New tools for diagnosing causes of scours and respiratory diseases in dairy calves.
Timeframe: July 2021 – June 2026
Project contact: Dr Barbara Brito Rodriguez, DPI NSW (EMAI) email: firstname.lastname@example.org
Collaborators: Scibus (Ian Lean, Helen Golder, David Sheedy), Barbara Brito Rodriguez NSW DPI, University of Sydney (John House), up to 70 NSW dairy farmers
This project aims to determine the occurrence and spread of viruses and bacteria in NSW dairy herds. The information will provide a foundation for tools to help farmers and vets monitor and treat diseases such as scours and respiratory disease.
Scours and respiratory diseases are common causes of death in young calves. Currently, calves with scours or respiratory disease are often treated on the basis of symptoms, without identifying the microbe responsible.

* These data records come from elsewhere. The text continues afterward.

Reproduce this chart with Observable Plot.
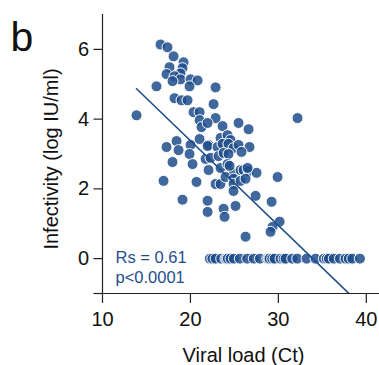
<!DOCTYPE html>
<html>
<head>
<meta charset="utf-8">
<script src="https://cdn.jsdelivr.net/npm/d3@7"></script>
<script src="https://cdn.jsdelivr.net/npm/@observablehq/plot@0.6"></script>
<style>
  html, body { margin: 0; padding: 0; background: #fff; }
  svg { display: block; }
</style>
</head>
<body>
<div id="chart"></div>
<script>
// Positive samples: viral load (Ct) and infectivity (log IU/ml)
const ctPos = [16.60,17.39,18.08,19.22,17.62,19.10,18.87,17.28,18.19,18.87,17.96,20.01,20.81,19.90,16.14,22.86,
  18.19,18.99,19.67,22.63,13.87,20.35,21.04,22.86,21.04,21.26,23.65,25.47,26.61,21.95,
  18.42,17.28,18.65,20.01,21.04,22.06,23.42,24.22,24.56,21.95,23.08,23.65,24.33,24.90,25.47,26.72,
  17.96,19.90,20.24,21.72,22.29,23.20,23.77,24.33,25.81,22.06,23.42,24.22,24.90,25.70,26.04,26.61,27.52,
  22.86,23.42,23.99,24.90,24.90,25.70,26.27,29.91,16.94,20.69,24.90,27.41,19.10,21.95,21.95,23.77,23.88,
  25.13,29.23,30.14,29.34,29.11,26.27,32.18,24.45,26.50];
const infPos = [6.14,6.06,5.80,5.63,5.49,5.46,5.31,5.29,5.23,5.14,5.09,5.14,5.11,4.94,4.94,4.91,
  4.60,4.54,4.54,4.43,4.11,4.20,4.20,4.03,3.97,3.77,3.80,3.89,3.71,3.89,
  3.37,3.20,3.11,3.26,3.43,3.26,3.46,3.54,3.40,3.23,3.20,3.29,3.29,3.17,3.26,3.20,
  2.77,3.00,2.71,2.86,2.89,2.94,3.03,3.00,3.06,2.54,2.60,2.71,2.46,2.54,2.54,2.51,2.46,
  2.14,2.14,2.34,2.29,2.14,2.23,2.29,2.34,2.23,2.20,1.94,1.80,1.69,1.66,1.34,1.43,1.20,
  1.51,1.63,1.06,0.91,0.77,0.63,4.03,2.66,2.60];
// Samples with no measurable infectivity (plotted at 0)
const ctZero = [22.21,22.50,22.86,23.50,23.99,24.10,24.25,24.56,24.94,25.62,26.46,27.21,27.90,28.74,28.90,29.00,
  29.31,29.57,30.25,30.60,30.82,31.58,32.15,33.21,34.23,35.18,35.50,35.75,36.31,37.00,37.64,38.00,38.41,39.27];
const infZero = ctZero.map(() => 0);

// Spearman fit line (intercept, slope) and stats text
const fitIntercept = [8.24];
const fitSlope = [-0.243];
const statsText = ["Rs = 0.61\np<0.0001"];

// Axes
const xTicks = [10, 20, 30, 40];
const yTicks = [-1, 0, 2, 4, 6];
const xDomain = [10, 41.5];
const yDomain = [-1, 7];
const xLabel = ["Viral load (Ct)"];
const yLabel = ["Infectivity (log IU/ml)"];
const panelLabel = ["b"];

const points = ctPos.map((c, i) => ({ct: c, inf: infPos[i]}))
  .concat(ctZero.map((c, i) => ({ct: c, inf: infZero[i]})));
const allCt = points.map(d => d.ct);
const fitLine = [d3.min(allCt), d3.max(allCt)].map(x => ({ct: x, inf: fitIntercept[0] + fitSlope[0] * x}));

const blue = "#1f4e8c";
const font = "'Liberation Sans', Arial, Helvetica, sans-serif";

const chart = Plot.plot({
  width: 379,
  height: 365,
  marginLeft: 102,
  marginTop: 14,
  marginRight: 0,
  marginBottom: 72,
  style: {fontFamily: font, fontSize: "20px", color: "#111", background: "#fff"},
  x: {domain: xDomain},
  y: {domain: yDomain},
  marks: [
    Plot.ruleX([xDomain[0]], {stroke: "#222", strokeWidth: 1.2}),
    Plot.ruleY([yDomain[0]], {stroke: "#222", strokeWidth: 1.2}),
    Plot.axisX({ticks: xTicks, tickSize: 10, tickPadding: 8, label: null, fontSize: 20, stroke: "#222", strokeWidth: 1.2}),
    Plot.axisY({ticks: yTicks, tickFormat: d => d < 0 ? "" : d, tickSize: 8.5, tickPadding: 5, label: null, fontSize: 20, stroke: "#222", strokeWidth: 1.2}),
    Plot.dot(points, {x: "ct", y: "inf", r: 5.5, fill: blue, fillOpacity: 0.85, stroke: "#fff", strokeWidth: 1}),
    Plot.line(fitLine, {x: "ct", y: "inf", stroke: blue, strokeWidth: 1.6, clip: true}),
    Plot.text(statsText, {frameAnchor: "bottom-left", dx: 13, dy: -11, textAnchor: "start", lineAnchor: "bottom", lineHeight: 1.2, fontSize: 16.5, fill: blue}),
    Plot.text(xLabel, {frameAnchor: "bottom", dx: 2.5, dy: 68, lineAnchor: "bottom", fontSize: 20, fill: "#111"}),
    Plot.text(yLabel, {frameAnchor: "left", rotate: -90, dx: -59, dy: 5, textAnchor: "middle", lineAnchor: "top", fontSize: 20, fill: "#111"}),
    Plot.text(panelLabel, {frameAnchor: "top-left", dx: -92, dy: 36, textAnchor: "start", lineAnchor: "bottom", fontSize: 41, fill: "#111"})
  ]
});
document.getElementById("chart").appendChild(chart);
</script>
</body>
</html>
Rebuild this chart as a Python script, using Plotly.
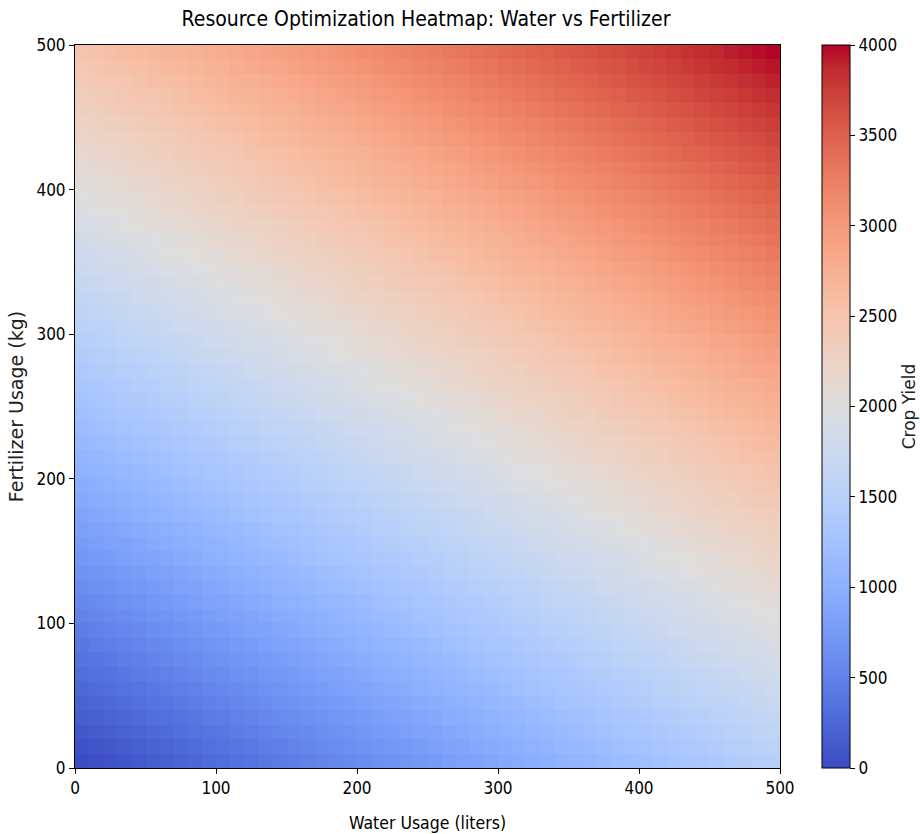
import plotly.graph_objects as go

# Cell edges along each axis (50 cells spanning 0..500)
water_edges = list(range(0, 501, 10))
fert_edges = list(range(0, 501, 10))

# Yield contribution read along the bottom row (fertilizer = 0), by water cell
water_gain = [0, 31, 61, 92, 122, 153, 184, 214, 245, 276, 306, 337, 367, 398, 429,
              459, 490, 520, 551, 582, 612, 643, 673, 704, 735, 765, 796, 827, 857,
              888, 918, 949, 980, 1010, 1041, 1071, 1102, 1133, 1163, 1194, 1224,
              1255, 1286, 1316, 1347, 1378, 1408, 1439, 1469, 1500]

# Yield contribution read along the left column (water = 0), by fertilizer cell
fert_gain = [0, 51, 102, 153, 204, 255, 306, 357, 408, 459, 510, 561, 612, 663, 714,
             765, 816, 867, 918, 969, 1020, 1071, 1122, 1173, 1224, 1276, 1327, 1378,
             1429, 1480, 1531, 1582, 1633, 1684, 1735, 1786, 1837, 1888, 1939, 1990,
             2041, 2092, 2143, 2194, 2245, 2296, 2347, 2398, 2449, 2500]

axis_ticks = [0, 100, 200, 300, 400, 500]
cbar_ticks = [0, 500, 1000, 1500, 2000, 2500, 3000, 3500, 4000]

crop_yield = [[fg + wg for wg in water_gain] for fg in fert_gain]

coolwarm = [
    (59, 76, 192), (68, 90, 204), (77, 104, 215), (87, 117, 225), (98, 130, 234),
    (108, 142, 241), (119, 154, 247), (130, 165, 251), (141, 176, 254),
    (152, 185, 255), (163, 194, 255), (174, 201, 253), (184, 208, 249),
    (194, 213, 244), (204, 217, 238), (213, 219, 230), (221, 221, 221),
    (229, 216, 209), (236, 211, 197), (241, 204, 185), (245, 196, 173),
    (247, 187, 160), (247, 177, 148), (247, 166, 135), (244, 154, 123),
    (241, 141, 111), (236, 127, 99), (229, 112, 88), (222, 96, 77),
    (213, 80, 66), (203, 62, 56), (192, 40, 47), (180, 4, 38)]
n = len(coolwarm) - 1
colorscale = [[i / n, "rgb(%d,%d,%d)" % c] for i, c in enumerate(coolwarm)]

cond = "DejaVu Sans Condensed, Liberation Sans Narrow, DejaVu Sans"
reg = "DejaVu Sans"

fig = go.Figure(go.Heatmap(
    z=crop_yield, x=water_edges, y=fert_edges,
    colorscale=colorscale, zmin=0, zmax=4000, zsmooth=False,
    colorbar=dict(
        x=(822 - 75) / 705, xanchor="left", xpad=0, y=0, yanchor="bottom", ypad=0,
        len=1, lenmode="fraction", thickness=28, thicknessmode="pixels",
        outlinecolor="black", outlinewidth=1,
        tickvals=cbar_ticks, ticks="outside", ticklen=5, tickcolor="black",
        tickfont=dict(family=cond, size=17, color="black"),
        title=dict(text="Crop Yield", side="right",
                   font=dict(family=reg, size=17, color="#222"),),
    ),
))

fig.update_layout(
    width=920, height=834,
    margin=dict(l=75, r=140, t=45, b=66, autoexpand=False),
    paper_bgcolor="white", plot_bgcolor="white",
    title=dict(text="Resource Optimization Heatmap: Water vs Fertilizer",
               x=426 / 920, xanchor="center", y=1 - 19 / 834, yanchor="middle",
               automargin=False,
               font=dict(family=cond, size=21, color="black")),
    xaxis=dict(range=[0, 500], tickvals=axis_ticks, ticks="outside", ticklen=5,
               tickcolor="black", showline=True, linecolor="black", linewidth=1,
               mirror=True, showgrid=False, zeroline=False,
               tickfont=dict(family=cond, size=17, color="black"),
               title=dict(text="Water Usage (liters)", standoff=19,
                          font=dict(family=cond, size=17.5, color="black"))),
    yaxis=dict(range=[0, 500], tickvals=axis_ticks, ticks="outside", ticklen=5,
               tickcolor="black", showline=True, linecolor="black", linewidth=1,
               mirror=True, showgrid=False, zeroline=False,
               tickfont=dict(family=cond, size=17, color="black"),
               title=dict(text="Fertilizer Usage (kg)", standoff=7,
                          font=dict(family=reg, size=19, color="#222"))),
)

fig.write_html(
    "out.html",
    config={"displayModeBar": False},
    post_script="document.body.style.margin='0';document.body.style.overflow='hidden';",
)
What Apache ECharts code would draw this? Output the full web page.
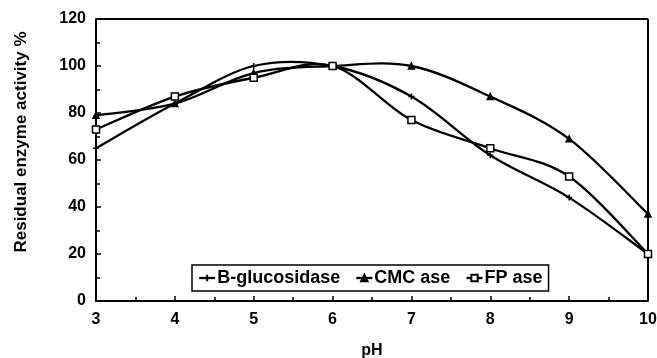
<!DOCTYPE html>
<html><head><meta charset="utf-8">
<script src="https://cdn.jsdelivr.net/npm/echarts@6/dist/echarts.min.js"></script>
<style>html,body{margin:0;padding:0;background:#fff}#c{width:657px;height:358px}</style>
</head><body><div id="c"></div>
<script>
const pH = [3, 4, 5, 6, 7, 8, 9, 10];
const bGlucosidase = [65, 84, 100, 100, 87, 62, 44, 20];
const cmcAse = [79, 84, 97, 100, 100, 87, 69, 37];
const fpAse = [73, 87, 95, 100, 77, 65, 53, 20];
const yTicks = [0, 20, 40, 60, 80, 100, 120];
const seriesNames = ['B-glucosidase', 'CMC ase', 'FP ase'];

const font = 'Liberation Sans, Arial, sans-serif';
const pair = v => pH.map((x, i) => [x, v[i]]);
const crossPath = 'path://M0,5H10M5,0V10';
const LW = 2.3;
const chart = echarts.init(document.getElementById('c'));

// Catmull-Rom smoothed curve through the points, positioned via the axis scales (api.coord)
function curveSeries(values) {
  return {
    type: 'custom', silent: true, z: 2,
    data: pair(values),
    renderItem: (params, api) => {
      if (params.dataIndex !== 0) return null;
      const P = pH.map((x, i) => api.coord([x, values[i]]));
      const n = P.length;
      let d = 'M' + P[0][0] + ',' + P[0][1];
      for (let i = 0; i < n - 1; i++) {
        const p0 = P[Math.max(i - 1, 0)], p1 = P[i], p2 = P[i + 1], p3 = P[Math.min(i + 2, n - 1)];
        const c1 = [p1[0] + (p2[0] - p0[0]) / 6, p1[1] + (p2[1] - p0[1]) / 6];
        const c2 = [p2[0] - (p3[0] - p1[0]) / 6, p2[1] - (p3[1] - p1[1]) / 6];
        d += 'C' + c1[0] + ',' + c1[1] + ' ' + c2[0] + ',' + c2[1] + ' ' + p2[0] + ',' + p2[1];
      }
      return { type: 'path', shape: { pathData: d }, style: { stroke: '#000', lineWidth: LW, fill: null } };
    }
  };
}
const mk = (name, data, symbol, size, fill) => ({
  name, type: 'line', data: pair(data),
  symbol, symbolSize: size, showSymbol: true, z: 3,
  lineStyle: { color: '#000', width: 0, opacity: 0 },
  itemStyle: { color: fill, borderColor: '#000', borderWidth: 1.5 },
  emphasis: { disabled: true }
});
const legendItem = name => ({ name, lineStyle: { color: '#000', width: LW, opacity: 1 } });
chart.setOption({
  animation: false,
  grid: { left: 96, right: 9, top: 19, bottom: 57, outerBoundsMode: 'none', containLabel: false },
  xAxis: {
    type: 'value', min: 3, max: 10, interval: 1,
    name: 'pH', nameLocation: 'middle', nameGap: 42,
    nameTextStyle: { fontFamily: font, fontWeight: 'bold', fontSize: 16, color: '#000' },
    axisLine: { lineStyle: { color: '#000', width: 2 } },
    axisTick: { inside: true, length: 5, lineStyle: { color: '#000', width: 1.5 } },
    minorTick: { show: true, splitNumber: 2, length: 4, lineStyle: { color: '#000', width: 1.5 } },
    axisLabel: { fontFamily: font, fontWeight: 'bold', fontSize: 16, color: '#000', margin: 11,
      formatter: v => String(v) },
    splitLine: { show: false }
  },
  yAxis: {
    type: 'value', min: yTicks[0], max: yTicks[yTicks.length - 1], interval: 20,
    name: 'Residual enzyme activity %', nameLocation: 'middle', nameGap: 66, nameRotate: 90,
    nameTextStyle: { fontFamily: font, fontWeight: 'bold', fontSize: 17, color: '#000', padding: [0, 0, 0, 36] },
    axisLine: { show: true, lineStyle: { color: '#000', width: 2 } },
    axisTick: { show: true, inside: true, length: 5, lineStyle: { color: '#000', width: 1.5 } },
    minorTick: { show: true, splitNumber: 2, length: 4, lineStyle: { color: '#000', width: 1.5 } },
    axisLabel: { fontFamily: font, fontWeight: 'bold', fontSize: 16, color: '#000', margin: 10 },
    splitLine: { show: false }
  },
  legend: {
    left: 192, top: 265,
    backgroundColor: '#fff',
    borderColor: '#000', borderWidth: 1.5, borderRadius: 0,
    padding: [4, 6, 4, 6], itemGap: 15, itemWidth: 16, itemHeight: 8,
    textStyle: { fontFamily: font, fontWeight: 'bold', fontSize: 18, color: '#000', padding: [0, 0, 0, -3] },
    data: seriesNames.map(legendItem)
  },
  series: [
    curveSeries(bGlucosidase), curveSeries(cmcAse), curveSeries(fpAse),
    mk(seriesNames[0], bGlucosidase, crossPath, 6, '#000'),
    mk(seriesNames[1], cmcAse, 'triangle', 6, '#000'),
    mk(seriesNames[2], fpAse, 'rect', 7, '#fff')
  ],
  graphic: [
    { type: 'line', shape: { x1: 96, y1: 19, x2: 648, y2: 19 }, style: { stroke: '#000', lineWidth: 2 } },
    { type: 'line', shape: { x1: 648, y1: 19, x2: 648, y2: 301 }, style: { stroke: '#000', lineWidth: 2 } }
  ]
});
</script></body></html>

The research team is using an approach called “metagenomics” to build a library of genomes of bacteria and viruses found in NSW dairy cattle. They aim to work with up to 300 dairy farmers from all of NSW’s dairying regions to collect nasal and faecal swabs from sick and healthy calves. The genome of bacteria and viruses detected in the swabs will be sequenced to build the genome library. The genetic sequence will allow them to identify specific ‘strains’ of bacteria or viruses that cause more severe disease than others and therefore guide the focus for disease control.
Samples taken from sick calves can be matched with microbes in the library, for quick and easy detection of the virus or bacteria responsible for causing disease. This would enable early treatment with the appropriate drugs, improving survival rates and reducing overall use of antimicrobials.
Although this work is focussed on calf scours and respiratory diseases in NSW dairy calves, the findings have the potential for broader application. For example, the diagnostic tools developed may be relevant to dairy regions outside NSW.
Progress (February 2022):
A pilot study was conducted in 2021 which involved collecting nasal and faecal swabs from two NSW dairy farms. The results from this work will inform the design of the broader project with representative samples from NSW dairy farms. A new microbe of potential interest has already been identified.
About Dairy Up:
Dairy UP is a collaborative research, development and extension program for the NSW diary industry. It aims to unlock the potential of pastures, cows, water and milk to increase productivity and profitability, and de-risk the industry and develop new markets.